**Objective**. Retype word for word the first line of the listing and each line after it up to the line with "(rE) at (805,485)", with the pictures taken out.

**Source records**.
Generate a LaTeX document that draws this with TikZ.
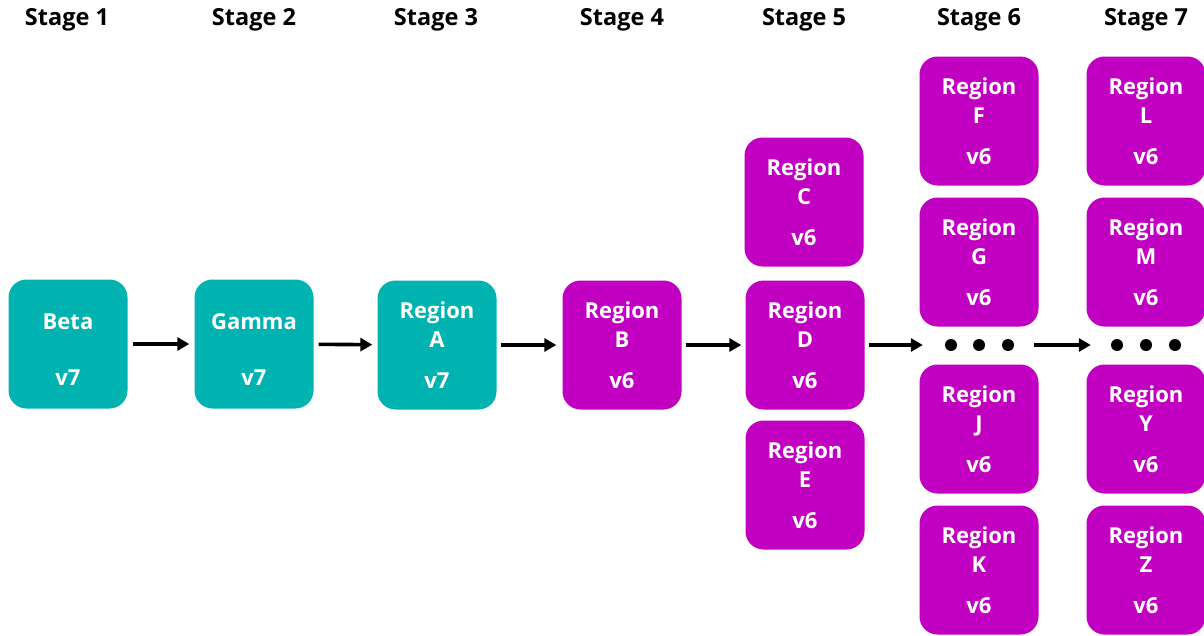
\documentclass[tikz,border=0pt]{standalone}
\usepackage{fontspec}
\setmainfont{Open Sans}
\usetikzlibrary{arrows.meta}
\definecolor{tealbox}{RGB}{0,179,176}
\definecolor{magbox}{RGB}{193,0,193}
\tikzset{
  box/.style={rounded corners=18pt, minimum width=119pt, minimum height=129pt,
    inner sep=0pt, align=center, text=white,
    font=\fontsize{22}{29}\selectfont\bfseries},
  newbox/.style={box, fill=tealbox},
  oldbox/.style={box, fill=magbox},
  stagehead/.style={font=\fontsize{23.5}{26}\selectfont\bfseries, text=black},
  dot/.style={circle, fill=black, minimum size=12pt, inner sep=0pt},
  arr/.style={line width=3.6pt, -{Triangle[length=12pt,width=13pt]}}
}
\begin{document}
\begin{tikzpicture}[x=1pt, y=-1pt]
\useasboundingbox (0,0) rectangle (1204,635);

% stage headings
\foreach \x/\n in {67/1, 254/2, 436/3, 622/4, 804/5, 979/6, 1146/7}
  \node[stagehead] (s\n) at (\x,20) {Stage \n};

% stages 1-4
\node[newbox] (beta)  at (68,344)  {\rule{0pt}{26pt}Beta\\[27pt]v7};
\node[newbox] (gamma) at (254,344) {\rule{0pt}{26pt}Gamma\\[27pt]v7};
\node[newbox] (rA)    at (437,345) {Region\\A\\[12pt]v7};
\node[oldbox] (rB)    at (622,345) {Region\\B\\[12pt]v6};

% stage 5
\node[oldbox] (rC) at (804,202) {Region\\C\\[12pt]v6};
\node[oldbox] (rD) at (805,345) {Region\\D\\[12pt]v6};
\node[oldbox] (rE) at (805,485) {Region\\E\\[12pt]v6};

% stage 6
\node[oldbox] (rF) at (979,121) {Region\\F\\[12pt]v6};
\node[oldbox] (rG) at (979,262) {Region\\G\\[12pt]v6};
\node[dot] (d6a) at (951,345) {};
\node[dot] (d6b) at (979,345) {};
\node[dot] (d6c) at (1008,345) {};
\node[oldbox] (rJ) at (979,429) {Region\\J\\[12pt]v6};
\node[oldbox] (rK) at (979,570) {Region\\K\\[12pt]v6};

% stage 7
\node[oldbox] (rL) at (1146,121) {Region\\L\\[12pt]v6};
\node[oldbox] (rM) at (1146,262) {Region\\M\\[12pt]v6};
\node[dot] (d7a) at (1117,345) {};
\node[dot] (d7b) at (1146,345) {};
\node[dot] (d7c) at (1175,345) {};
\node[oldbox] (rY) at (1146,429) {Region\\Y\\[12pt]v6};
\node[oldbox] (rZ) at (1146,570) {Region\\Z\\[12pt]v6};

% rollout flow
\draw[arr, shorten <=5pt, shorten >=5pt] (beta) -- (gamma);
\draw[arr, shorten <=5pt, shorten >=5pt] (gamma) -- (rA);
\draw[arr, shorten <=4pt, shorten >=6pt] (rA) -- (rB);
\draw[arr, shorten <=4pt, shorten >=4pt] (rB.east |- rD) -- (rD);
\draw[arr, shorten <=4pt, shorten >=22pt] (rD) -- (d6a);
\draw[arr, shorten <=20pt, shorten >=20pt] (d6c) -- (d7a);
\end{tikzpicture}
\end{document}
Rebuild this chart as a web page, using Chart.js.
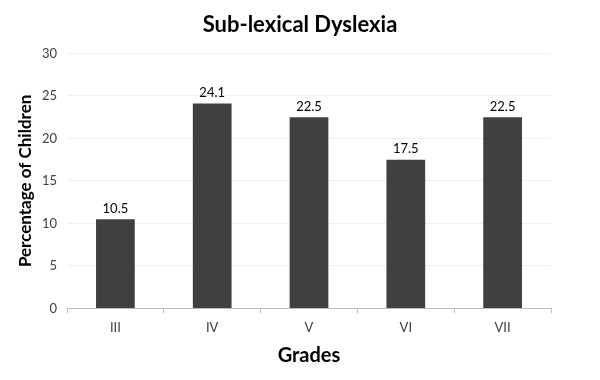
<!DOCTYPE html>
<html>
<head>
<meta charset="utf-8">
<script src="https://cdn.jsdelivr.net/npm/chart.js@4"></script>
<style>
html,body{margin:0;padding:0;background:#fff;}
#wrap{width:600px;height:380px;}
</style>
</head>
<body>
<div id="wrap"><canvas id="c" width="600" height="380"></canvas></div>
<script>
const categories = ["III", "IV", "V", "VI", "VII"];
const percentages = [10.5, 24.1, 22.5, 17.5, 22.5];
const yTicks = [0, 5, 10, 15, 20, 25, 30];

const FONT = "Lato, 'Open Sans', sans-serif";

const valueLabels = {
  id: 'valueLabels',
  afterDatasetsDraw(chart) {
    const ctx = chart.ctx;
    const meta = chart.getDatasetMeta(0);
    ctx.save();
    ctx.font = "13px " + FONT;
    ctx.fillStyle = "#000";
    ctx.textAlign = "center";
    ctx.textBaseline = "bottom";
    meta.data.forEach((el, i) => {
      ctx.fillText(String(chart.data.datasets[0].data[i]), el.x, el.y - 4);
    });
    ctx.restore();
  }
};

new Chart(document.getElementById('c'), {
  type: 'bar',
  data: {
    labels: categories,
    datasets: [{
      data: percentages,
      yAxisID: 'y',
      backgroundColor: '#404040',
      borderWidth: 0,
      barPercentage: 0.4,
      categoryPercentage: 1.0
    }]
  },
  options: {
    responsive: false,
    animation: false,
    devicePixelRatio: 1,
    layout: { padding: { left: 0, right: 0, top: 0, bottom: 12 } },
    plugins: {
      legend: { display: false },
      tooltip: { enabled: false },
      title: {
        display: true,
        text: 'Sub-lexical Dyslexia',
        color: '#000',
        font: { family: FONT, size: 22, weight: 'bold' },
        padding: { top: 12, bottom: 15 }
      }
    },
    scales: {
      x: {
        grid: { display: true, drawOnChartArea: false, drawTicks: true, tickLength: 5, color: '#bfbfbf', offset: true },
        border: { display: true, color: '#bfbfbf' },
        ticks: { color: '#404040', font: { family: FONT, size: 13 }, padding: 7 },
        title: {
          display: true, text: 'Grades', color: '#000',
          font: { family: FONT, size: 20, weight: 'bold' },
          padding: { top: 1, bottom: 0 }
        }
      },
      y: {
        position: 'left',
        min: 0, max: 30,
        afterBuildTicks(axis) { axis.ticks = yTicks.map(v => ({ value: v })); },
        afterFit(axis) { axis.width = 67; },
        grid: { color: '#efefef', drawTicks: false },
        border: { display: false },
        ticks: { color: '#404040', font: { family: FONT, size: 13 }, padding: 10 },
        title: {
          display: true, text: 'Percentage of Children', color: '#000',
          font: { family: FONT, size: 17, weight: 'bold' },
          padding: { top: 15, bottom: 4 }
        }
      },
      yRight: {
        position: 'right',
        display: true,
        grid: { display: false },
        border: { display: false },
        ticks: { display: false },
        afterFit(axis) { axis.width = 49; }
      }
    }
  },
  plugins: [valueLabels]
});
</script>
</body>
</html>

**Result of the exercise**.
Generate a LaTeX document that draws this with TikZ.
\documentclass[tikz,border=0pt]{standalone}
\usepackage{fontspec}
\setmainfont{Open Sans}
\usetikzlibrary{arrows.meta}
\definecolor{tealbox}{RGB}{0,179,176}
\definecolor{magbox}{RGB}{193,0,193}
\tikzset{
  box/.style={rounded corners=18pt, minimum width=119pt, minimum height=129pt,
    inner sep=0pt, align=center, text=white,
    font=\fontsize{22}{29}\selectfont\bfseries},
  newbox/.style={box, fill=tealbox},
  oldbox/.style={box, fill=magbox},
  stagehead/.style={font=\fontsize{23.5}{26}\selectfont\bfseries, text=black},
  dot/.style={circle, fill=black, minimum size=12pt, inner sep=0pt},
  arr/.style={line width=3.6pt, -{Triangle[length=12pt,width=13pt]}}
}
\begin{document}
\begin{tikzpicture}[x=1pt, y=-1pt]
\useasboundingbox (0,0) rectangle (1204,635);

% stage headings
\foreach \x/\n in {67/1, 254/2, 436/3, 622/4, 804/5, 979/6, 1146/7}
  \node[stagehead] (s\n) at (\x,20) {Stage \n};

% stages 1-4
\node[newbox] (beta)  at (68,344)  {\rule{0pt}{26pt}Beta\\[27pt]v7};
\node[newbox] (gamma) at (254,344) {\rule{0pt}{26pt}Gamma\\[27pt]v7};
\node[newbox] (rA)    at (437,345) {Region\\A\\[12pt]v7};
\node[oldbox] (rB)    at (622,345) {Region\\B\\[12pt]v6};

% stage 5
\node[oldbox] (rC) at (804,202) {Region\\C\\[12pt]v6};
\node[oldbox] (rD) at (805,345) {Region\\D\\[12pt]v6};
\node[oldbox] (rE) at (805,485) {Region\\E\\[12pt]v6};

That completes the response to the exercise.